Even odder might be the insinuation that Nebula (now with a long blonde wig and not nearly as cut up and made of parts as we know her) and T’Challa being romantically involved. There definitely was something flirty about her calling him ChaCha and my brain doesn’t quite compute. T’Challa even wanted to convince Nebula and Thanos to go to family counseling. They are that close.
I won’t go into detail about the entire thing that went down with the Collector, but there were so many fun details in that bit. For one, he had items such as Hela’s headpiece or Cap’s shield in his possession, but he also had Howard the Duck as one of his prisoners. I was waiting to see how he’d appear and he did not disappoint. I’m sure there will be plenty of videos breaking down what all was mentioned, be it Frost Giants or the dagger imbued by Dark Matter. There’s a lot to discover in the Collector’s lair.
Eventually, the episode leads towards a confrontation between Yondu and T’Challa, because the former lied to the latter about the fate of Wakanda. While Yondu claimed it was destroyed in a war, T’Challa’s father had actually been looking for him, even among the stars, this entire time. They return to earth and have a little (really brief) nice family reunion. They all get along well and even though it’s an odd combination, having this found and blood family join ranks worked for me.
Like last week, there is a cliffhanger again, although I would claim this one is much, much bigger. As the Watcher lets us know, there’s another family reunion in the works. Ego has traveled to earth to meet Peter Quill, a meeting that could result in the end of the world.

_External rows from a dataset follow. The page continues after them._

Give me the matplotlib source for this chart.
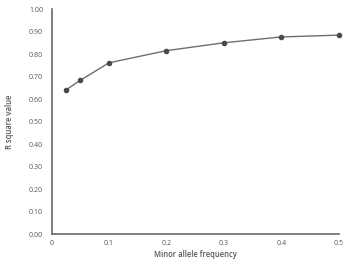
import matplotlib
matplotlib.use("Agg")
import matplotlib.pyplot as plt

# Data
maf = [0.025, 0.05, 0.1, 0.2, 0.3, 0.4, 0.5]
r_square = [0.640, 0.683, 0.761, 0.815, 0.850, 0.876, 0.884]
xticks = [0, 0.1, 0.2, 0.3, 0.4, 0.5]
xtick_labels = ["0", "0.1", "0.2", "0.3", "0.4", "0.5"]
yticks = [i / 10 for i in range(11)]

plt.rcParams['font.family'] = ['Open Sans', 'DejaVu Sans']

fig = plt.figure(figsize=(3.49, 2.61), dpi=100)
ax = fig.add_axes([0.1476, 0.1034, 0.8234, 0.862])

ax.plot(maf, r_square, color='#6e6e6e', lw=1.0, marker='o', ms=3,
        mfc='#4a4a4a', mec='#4a4a4a', clip_on=False, zorder=3)

ax.set_xlim(0, 0.5)
ax.set_ylim(0, 1.0)
ax.set_xticks(xticks)
ax.set_xticklabels(xtick_labels)
ax.set_yticks(yticks)
ax.set_yticklabels(["%.2f" % v for v in yticks])

for s in ['top', 'right']:
    ax.spines[s].set_visible(False)
for s in ['left', 'bottom']:
    ax.spines[s].set_color('#6a6a6a')
    ax.spines[s].set_linewidth(1.2)

ax.tick_params(length=0, labelsize=5, colors='#555555')
ax.tick_params(axis='x', pad=4.5)
ax.tick_params(axis='y', pad=6)
ax.set_xlabel("Minor allele frequency", fontsize=5.5, color='#555555',
              fontweight='semibold', labelpad=2)
ax.set_ylabel("R square value", fontsize=5.5, color='#555555',
              fontweight='semibold', labelpad=11)

fig.savefig("out.png", dpi=100)
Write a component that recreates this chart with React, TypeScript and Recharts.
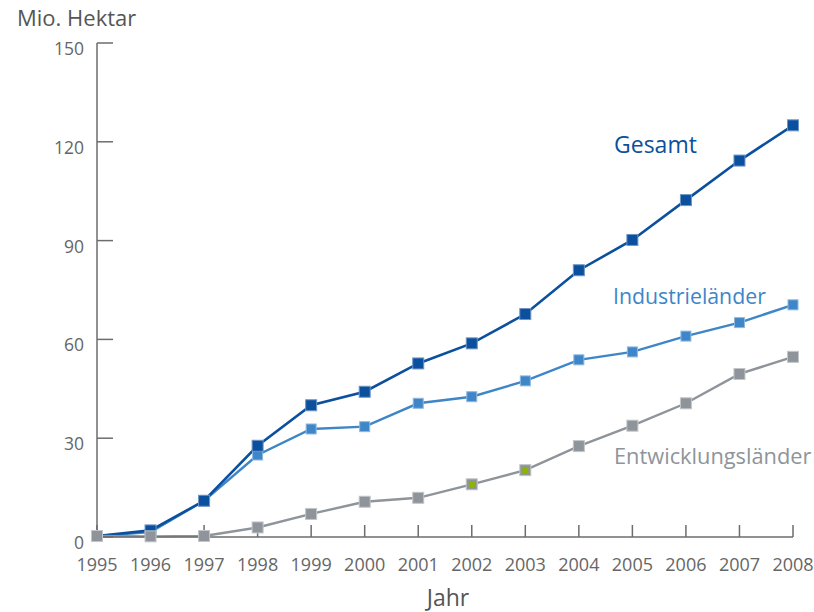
import React from 'react';
import { LineChart, Line, XAxis, YAxis, Customized } from 'recharts';

const years = [1995, 1996, 1997, 1998, 1999, 2000, 2001, 2002, 2003, 2004, 2005, 2006, 2007, 2008];
const gesamt = [0.3, 2, 11, 27.7, 40, 44.1, 52.7, 58.8, 67.7, 81, 90.2, 102.3, 114.3, 125];
const industrie = [0.3, 1.5, 11, 24.9, 32.8, 33.5, 40.6, 42.6, 47.4, 53.8, 56.2, 61, 65.1, 70.5];
const entwicklung = [0.3, 0.2, 0.3, 2.9, 7, 10.7, 11.9, 16, 20.3, 27.6, 33.8, 40.6, 49.5, 54.7];
const highlightYears = [2002, 2003];
const yTicks = [0, 30, 60, 90, 120, 150];

const rows = years.map((year, i) => ({
  year,
  gesamt: gesamt[i],
  industrie: industrie[i],
  entwicklung: entwicklung[i],
}));

const FONT = '"Open Sans", sans-serif';
const AXIS = '#6d6d6d';
const C_GESAMT = '#0b509e';
const C_INDUSTRIE = '#3e86c7';
const C_ENTW = '#8e949a';

function squareDot(size: number, fill: string, stroke: string) {
  return (props: any) => {
    const { cx, cy, index, payload } = props;
    if (cx == null || cy == null) return <g key={index} />;
    const hl = fill === C_ENTW && highlightYears.includes(payload.year);
    return (
      <g key={index}>
        <rect x={cx - size / 2} y={cy - size / 2} width={size} height={size} fill={fill} stroke={stroke} strokeWidth={1} />
        {hl && <rect x={cx - 3} y={cy - 3} width={6} height={6} fill="#8cb400" />}
      </g>
    );
  };
}

const XTick = (props: any) => (
  <text x={props.x} y={props.y} textAnchor="middle" fontSize={18} fill="#666" fontFamily={FONT}>
    {props.payload.value}
  </text>
);

const YTick = (props: any) => (
  <text x={props.x} y={props.y + 12} textAnchor="end" fontSize={17.5} fill="#666" fontFamily={FONT}>
    {props.payload.value}
  </text>
);

// Beschriftungen direkt an den Linien, wie im Original
const Annotations = () => (
  <g fontFamily={FONT}>
    <text x={17} y={26} fontSize={22} fill="#555">Mio. Hektar</text>
    <text x={448} y={606} fontSize={23} fill="#555" textAnchor="middle">Jahr</text>
    <text x={614} y={153} fontSize={23} fill={C_GESAMT}>Gesamt</text>
    <text x={613} y={304} fontSize={21.3} fill={C_INDUSTRIE}>Industrieländer</text>
    <text x={614} y={464} fontSize={21.8} fill={C_ENTW}>Entwicklungsländer</text>
  </g>
);

export default function App() {
  return (
    <div style={{ position: 'absolute', left: 0, top: 0, background: '#fff' }}>
      <LineChart width={814} height={612} data={rows} margin={{ top: 43, right: 21, bottom: 0, left: 0 }}>
        <XAxis
          dataKey="year"
          type="number"
          domain={[1995, 2008]}
          ticks={years}
          height={75}
          stroke={AXIS}
          strokeWidth={1.5}
          tickSize={-12}
          tickMargin={46}
          tick={<XTick />}
          interval={0}
        />
        <YAxis
          domain={[0, 150]}
          ticks={yTicks}
          width={97}
          stroke={AXIS}
          strokeWidth={1.5}
          tickSize={-16}
          tickMargin={29}
          tick={<YTick />}
          interval={0}
        />
        <Line
          dataKey="industrie"
          stroke={C_INDUSTRIE}
          strokeWidth={2.4}
          dot={squareDot(10, C_INDUSTRIE, '#8fb8e0')}
          activeDot={false}
          isAnimationActive={false}
        />
        <Line
          dataKey="gesamt"
          stroke={C_GESAMT}
          strokeWidth={2.6}
          dot={squareDot(11, C_GESAMT, '#6f95c4')}
          activeDot={false}
          isAnimationActive={false}
        />
        <Line
          dataKey="entwicklung"
          stroke={C_ENTW}
          strokeWidth={2.4}
          dot={squareDot(11, C_ENTW, '#c2c6ca')}
          activeDot={false}
          isAnimationActive={false}
        />
        <Customized component={Annotations} />
      </LineChart>
    </div>
  );
}
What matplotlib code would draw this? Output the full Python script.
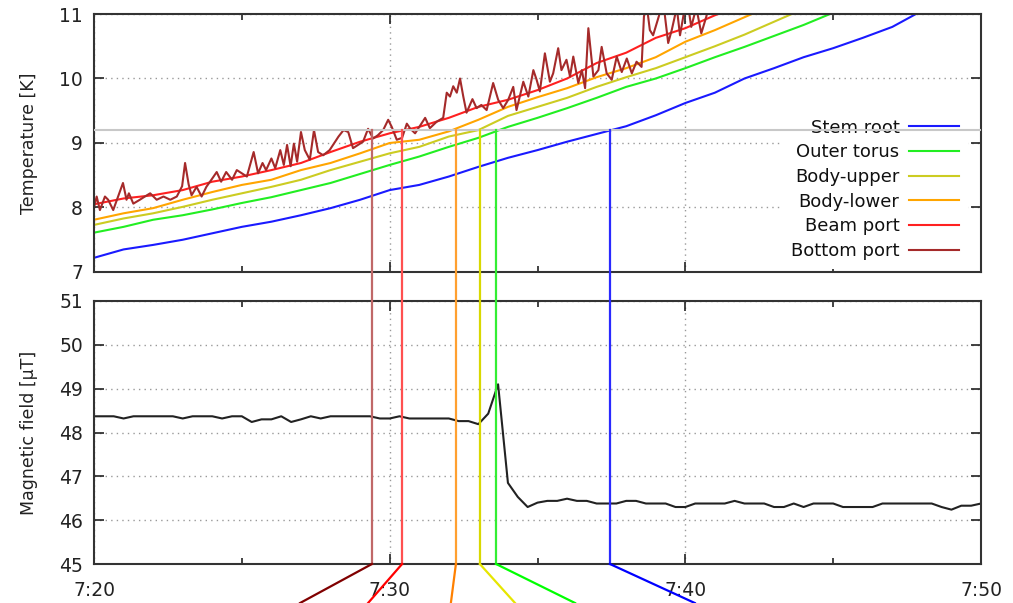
import matplotlib
matplotlib.use('Agg')
import matplotlib.pyplot as plt
from matplotlib.lines import Line2D
import numpy as np

plt.rcParams['font.family'] = ['DejaVu Sans']

# ---------------- data (minutes after 7:20) ----------------
minutes = list(range(31))
stem_root   = [7.22, 7.35, 7.42, 7.50, 7.60, 7.70, 7.78, 7.88, 7.99, 8.12, 8.27, 8.35, 8.48, 8.63, 8.77, 8.89,
               9.02, 9.14, 9.26, 9.43, 9.62, 9.78, 10.00, 10.16, 10.33, 10.47, 10.63, 10.80, 11.05, 11.25, 11.45]
outer_torus = [7.61, 7.70, 7.81, 7.88, 7.97, 8.07, 8.16, 8.27, 8.38, 8.52, 8.66, 8.79, 8.94, 9.08, 9.25, 9.39,
               9.54, 9.70, 9.87, 10.00, 10.16, 10.33, 10.49, 10.66, 10.83, 11.02, 11.20, 11.40, 11.60, 11.80, 12.00]
body_upper  = [7.73, 7.83, 7.91, 8.01, 8.12, 8.22, 8.32, 8.43, 8.58, 8.71, 8.84, 8.94, 9.10, 9.20, 9.42, 9.56,
               9.70, 9.87, 10.02, 10.16, 10.33, 10.50, 10.68, 10.88, 11.08, 11.30, 11.50, 11.70, 11.90, 12.10, 12.30]
body_lower  = [7.81, 7.91, 7.99, 8.12, 8.24, 8.35, 8.43, 8.58, 8.69, 8.84, 9.00, 9.05, 9.18, 9.36, 9.56, 9.71,
               9.85, 10.02, 10.16, 10.33, 10.57, 10.75, 10.95, 11.15, 11.35, 11.55, 11.75, 11.95, 12.15, 12.35, 12.55]
beam_port   = [8.05, 8.14, 8.19, 8.27, 8.40, 8.48, 8.58, 8.69, 8.86, 9.02, 9.15, 9.25, 9.39, 9.56, 9.67, 9.82,
               10.00, 10.24, 10.40, 10.63, 10.78, 10.98, 11.15, 11.35, 11.55, 11.75, 11.95, 12.15, 12.35, 12.55, 12.75]

bottom_port_t = [0.0, 0.09, 0.2, 0.37, 0.48, 0.65, 0.98, 1.1, 1.18, 1.33, 1.55, 1.72, 1.9, 2.12, 2.35, 2.58, 2.8,
                 2.98, 3.08, 3.2, 3.3, 3.47, 3.64, 3.8, 3.97, 4.15, 4.3, 4.47, 4.67, 4.83, 5.0, 5.17, 5.4, 5.55,
                 5.7, 5.82, 6.0, 6.13, 6.3, 6.42, 6.53, 6.65, 6.76, 6.87, 7.0, 7.13, 7.3, 7.44, 7.58, 7.75, 7.97,
                 8.27, 8.44, 8.6, 8.76, 8.93, 9.1, 9.27, 9.44, 9.6, 9.78, 9.95, 10.07, 10.24, 10.42, 10.58, 10.7,
                 10.86, 11.0, 11.2, 11.36, 11.59, 11.81, 11.93, 12.04, 12.15, 12.27, 12.38, 12.49, 12.6, 12.8,
                 12.94, 13.1, 13.28, 13.5, 13.67, 13.84, 14.01, 14.18, 14.29, 14.52, 14.69, 14.86, 14.97, 15.08,
                 15.25, 15.42, 15.53, 15.7, 15.81, 15.98, 16.1, 16.21, 16.38, 16.5, 16.61, 16.72, 16.89, 17.06,
                 17.17, 17.34, 17.51, 17.68, 17.85, 18.02, 18.19, 18.35, 18.52, 18.6, 18.69, 18.8, 18.91, 19.03,
                 19.14, 19.25, 19.42, 19.54, 19.71, 19.82, 19.93, 20.04, 20.2, 20.37, 20.54, 20.71, 20.88, 21.2,
                 22.0, 25.0, 30.0]
bottom_port = [8.00, 8.17, 7.96, 8.17, 8.12, 7.96, 8.38, 8.12, 8.22, 8.06, 8.12, 8.17, 8.22, 8.12, 8.17, 8.12, 8.17,
               8.33, 8.69, 8.36, 8.19, 8.32, 8.17, 8.32, 8.43, 8.55, 8.40, 8.55, 8.43, 8.58, 8.53, 8.48, 8.86, 8.53,
               8.69, 8.58, 8.76, 8.61, 8.89, 8.66, 8.97, 8.64, 8.99, 8.71, 9.17, 8.89, 8.74, 9.20, 8.86, 8.81, 8.89,
               9.10, 9.20, 9.17, 8.92, 8.97, 9.02, 9.22, 9.07, 9.12, 9.20, 9.36, 9.25, 9.05, 9.08, 9.30, 9.22,
               9.15, 9.25, 9.39, 9.23, 9.33, 9.39, 9.78, 9.72, 9.88, 9.78, 10.00, 9.72, 9.47, 9.68,
               9.54, 9.59, 9.51, 9.93, 9.67, 9.54, 9.67, 9.87, 9.51, 9.95, 9.72, 10.13, 9.98, 9.80,
               10.39, 9.95, 10.08, 10.47, 10.13, 10.29, 10.03, 10.34, 9.93, 10.13, 9.85, 10.78, 10.03, 10.13,
               10.49, 10.08, 9.98, 10.34, 10.10, 10.31, 10.08, 10.26, 10.18, 10.96, 11.15, 10.75, 10.67, 10.85,
               11.02, 11.20, 10.55, 10.75, 11.10, 10.67, 10.96, 11.30, 10.80, 11.10, 10.70, 10.96, 11.30, 11.50,
               11.80, 12.50, 13.50]

series_names  = ['Stem root', 'Outer torus', 'Body-upper', 'Body-lower', 'Beam port', 'Bottom port']
series_colors = ['#1a1aff', '#22ee22', '#cccc22', '#ffa500', '#ff2020', '#a52a2a']

threshold_K = 9.2
crossing_t   = [17.45, 13.6, 13.05, 12.24, 10.42, 9.40]   # when each sensor reached 9.2 K
vline_colors = ['#2a2aff', '#33ee33', '#d8d800', '#ffa030', '#ff5050', '#c06868']
leader_colors = ['#0000ff', '#00ff00', '#e6e600', '#ff8000', '#ff0000', '#800000']
leader_end_t = [20.32, 16.27, 14.24, 12.07, 9.27, 6.97]

field_t = list(np.arange(91) * 20 / 60.0)
field_uT = [48.37, 48.37, 48.37, 48.32, 48.37, 48.37, 48.37, 48.37, 48.37, 48.32, 48.37, 48.37, 48.37, 48.32,
            48.37, 48.37, 48.24, 48.30, 48.30, 48.37, 48.24, 48.30, 48.37, 48.32, 48.37, 48.37, 48.37, 48.37,
            48.37, 48.32, 48.32, 48.37, 48.32, 48.32, 48.32, 48.32, 48.32, 48.26, 48.26, 48.19, 48.43, 49.10,
            46.85, 46.53, 46.30, 46.40, 46.44, 46.44, 46.49, 46.44, 46.44, 46.38, 46.38, 46.38, 46.44, 46.44,
            46.38, 46.38, 46.38, 46.30, 46.30, 46.38, 46.38, 46.38, 46.38, 46.44, 46.38, 46.38, 46.38, 46.30,
            46.30, 46.38, 46.30, 46.38, 46.38, 46.38, 46.30, 46.30, 46.30, 46.30, 46.38, 46.38, 46.38, 46.38,
            46.38, 46.38, 46.30, 46.24, 46.33, 46.33, 46.38]

xtick_pos = [0, 10, 20, 30]
xtick_labels = ['7:20', '7:30', '7:40', '7:50']

# ---------------- figure ----------------
W, H = 1013, 603
fig = plt.figure(figsize=(W / 100, H / 100), dpi=100)
L, R = 94, 981
ax1 = fig.add_axes([L / W, 1 - 272 / H, (R - L) / W, (272 - 14) / H])
ax2 = fig.add_axes([L / W, 1 - 564 / H, (R - L) / W, (564 - 301) / H])

temps = [stem_root, outer_torus, body_upper, body_lower, beam_port]
for name, col, vals in zip(series_names[:5], series_colors[:5], temps):
    ax1.plot(minutes, vals, color=col, lw=1.5, label=name)
ax1.plot(bottom_port_t, bottom_port, color=series_colors[5], lw=1.5, label=series_names[5])
ax1.axhline(threshold_K, color='#c8c8c8', lw=1.5, zorder=6)

ax2.plot(field_t, field_uT, color='#222222', lw=1.5)

for ax in (ax1, ax2):
    ax.set_xlim(0, 30)
    ax.set_xticks(xtick_pos)
    ax.set_xticks([5, 15, 25], minor=True)
    ax.grid(True, which='major', color='#999999', linestyle=(0, (1, 3)), lw=1.0)
    ax.tick_params(which='both', direction='in', top=True, right=True, labelsize=13.5,
                   colors='#222222', pad=8)
    ax.tick_params(which='major', length=7, width=1.2)
    ax.tick_params(which='minor', length=4.5, width=1.2)
    for s in ax.spines.values():
        s.set_linewidth(1.5)
        s.set_color('#333333')

ax1.set_ylim(7, 11)
ax1.set_yticks([7, 8, 9, 10, 11])
ax1.set_xticklabels([])
ax1.set_ylabel('Temperature [K]', fontsize=12.5, color='#222222')
ax1.yaxis.set_label_coords((38 - L) / (R - L), 0.5)

ax2.set_ylim(45, 51)
ax2.set_yticks([45, 46, 47, 48, 49, 50, 51])
ax2.set_xticklabels(xtick_labels)
ax2.tick_params(axis='x', pad=12)
ax2.set_ylabel('Magnetic field [µT]', fontsize=12.5, color='#222222')
ax2.yaxis.set_label_coords((38 - L) / (R - L), 0.5)

leg = ax1.legend(loc='lower right', bbox_to_anchor=((968 - L) / (R - L), 3 / 258), frameon=True,
                 facecolor='white', edgecolor='none', framealpha=1, fancybox=False,
                 markerfirst=False, handlelength=2.75, handletextpad=0.55, fontsize=13,
                 labelspacing=0.37, borderpad=0.5, borderaxespad=0)
leg.set_zorder(5)
for t in leg.get_texts():
    t.set_color('#111111')

# ---------------- marker lines across panels ----------------
inv = fig.transFigure.inverted()
for t, vc, lc, te in zip(crossing_t, vline_colors, leader_colors, leader_end_t):
    p1 = inv.transform(ax1.transData.transform((t, threshold_K)))
    p2 = inv.transform(ax2.transData.transform((t, 45)))
    p3 = inv.transform(ax2.transData.transform((te, 44.11)))
    fig.add_artist(Line2D([p1[0], p2[0]], [p1[1], p2[1]], transform=fig.transFigure,
                          color=vc, lw=1.6, zorder=3))
    fig.add_artist(Line2D([p2[0], p3[0]], [p2[1], p3[1]], transform=fig.transFigure,
                          color=lc, lw=1.6, zorder=3))

fig.savefig('out.png', dpi=100)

Ultimately, I enjoyed that there was a certain focus on nature vs. nurture, found family as well as the one you are born into. There were really several beautiful (albeit short) parent-child-moments and those always go straight to my heart. I can’t deny that some changes just felt weird, but I liked this episode a lot! I may or may not have shed some tears when the dedication popped up on the screen, but what can you do? In the end, I’m a big softie.